Meat, especially processed meat, has had quite a bad press lately, especially in connection to heart health.
This has led to a huge spike in vegetarian substitutes such as veggie burgers, sausages, patties etc.
The problem is that these veggie alternatives are often heavily processed, sparking doubts that they’re any healthier than real meat—or even if they’re unhealthier.
This led researchers from Stanford University to conduct a head-on study published in the Journal of Clinical Nutrition: veggie burgers vs meat.
They asked 36 adults to participate in the study.

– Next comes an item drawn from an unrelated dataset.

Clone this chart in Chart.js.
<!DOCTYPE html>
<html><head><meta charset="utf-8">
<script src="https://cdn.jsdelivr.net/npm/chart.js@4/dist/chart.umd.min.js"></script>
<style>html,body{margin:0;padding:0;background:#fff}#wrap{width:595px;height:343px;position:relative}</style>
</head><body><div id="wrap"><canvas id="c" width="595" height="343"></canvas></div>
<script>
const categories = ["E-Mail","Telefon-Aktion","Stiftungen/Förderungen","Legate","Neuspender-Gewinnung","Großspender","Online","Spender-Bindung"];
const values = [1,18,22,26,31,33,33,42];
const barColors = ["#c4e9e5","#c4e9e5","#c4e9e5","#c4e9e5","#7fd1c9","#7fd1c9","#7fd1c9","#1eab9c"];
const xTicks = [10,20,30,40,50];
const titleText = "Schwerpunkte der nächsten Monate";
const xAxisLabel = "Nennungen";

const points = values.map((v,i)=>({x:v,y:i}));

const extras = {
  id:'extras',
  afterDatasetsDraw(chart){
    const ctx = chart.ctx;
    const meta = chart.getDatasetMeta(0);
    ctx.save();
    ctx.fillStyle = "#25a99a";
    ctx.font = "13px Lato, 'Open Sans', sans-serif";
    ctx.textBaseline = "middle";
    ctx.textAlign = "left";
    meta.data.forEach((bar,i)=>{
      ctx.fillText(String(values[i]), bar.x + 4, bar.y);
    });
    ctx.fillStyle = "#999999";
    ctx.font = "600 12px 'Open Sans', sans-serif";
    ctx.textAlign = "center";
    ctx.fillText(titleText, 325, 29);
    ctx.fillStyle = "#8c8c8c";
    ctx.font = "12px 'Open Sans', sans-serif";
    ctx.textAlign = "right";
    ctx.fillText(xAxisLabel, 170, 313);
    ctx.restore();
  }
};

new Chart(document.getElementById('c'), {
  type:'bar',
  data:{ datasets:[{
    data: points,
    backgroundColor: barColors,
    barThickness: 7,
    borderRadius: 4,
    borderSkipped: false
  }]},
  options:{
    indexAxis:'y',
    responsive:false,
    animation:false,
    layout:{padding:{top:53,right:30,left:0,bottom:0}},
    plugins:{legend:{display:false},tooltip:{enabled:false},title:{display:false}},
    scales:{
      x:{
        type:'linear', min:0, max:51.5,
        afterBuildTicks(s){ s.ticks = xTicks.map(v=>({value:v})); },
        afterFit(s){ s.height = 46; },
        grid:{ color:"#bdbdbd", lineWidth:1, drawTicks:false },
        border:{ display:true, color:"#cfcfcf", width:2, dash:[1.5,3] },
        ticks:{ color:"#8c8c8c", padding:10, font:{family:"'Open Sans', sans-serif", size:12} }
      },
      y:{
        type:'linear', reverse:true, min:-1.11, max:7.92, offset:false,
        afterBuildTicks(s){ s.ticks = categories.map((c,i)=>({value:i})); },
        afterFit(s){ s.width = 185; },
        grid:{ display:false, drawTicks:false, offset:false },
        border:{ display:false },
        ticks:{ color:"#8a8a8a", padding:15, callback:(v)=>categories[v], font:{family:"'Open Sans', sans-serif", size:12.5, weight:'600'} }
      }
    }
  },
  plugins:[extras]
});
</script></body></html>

Their average age was 50, their average body mass index was 28 kg/m2 (with some of them being normal weight and others obese), and 67 of them being women while 69 percent were white.
They were all assigned either to a red meat diet or to a meat substitute diet for 8 weeks, after which the groups swapped and the former meat eaters switched to meat substitutes while the former substitute eaters switched to meat for another 8 weeks.
During both these diets, the participants ate at least two servings of meat or meat substitute per day while keeping their consumption of other foods and beverages as similar as possible between the two diets.
When the researchers tested a chemical called trimethylamine N-oxide, or TMAO, they found lower levels in the meat substitute eaters than in the meat eaters.
TMAO has recently emerged as a primary marker for heart disease, with it occurring in the bodies of the majority of people with the condition.
In fact, it was a bit more complex than this.
Those who switched from red meat to substitutes after 8 weeks displayed a decline in TMAO, but those who switched from substitute to red meat showed no increase in TMAO.
This led the researchers to conclude that there was probably a type of gut bacteria that helped to produce TMAO, a type that flourished in people who eat red meat.
But by essentially making a group of their subjects vegetarian for the first 8 weeks of the study, they blocked their bodies’ ability to make TMAO.
The meat substitute eaters also dropped 10mg per deciliter of LDL or bad cholesterol, and they lost 2lb. Pretty good for only 8 weeks!
This means that, highly processed or not, meat substitutes have a better effect on heart health, cholesterol, and weight than red meat does.
But the finding regarding TMAO suggests that you might be able to get away with eating your red meat occasionally, as long as you stick to substitutes most of the time.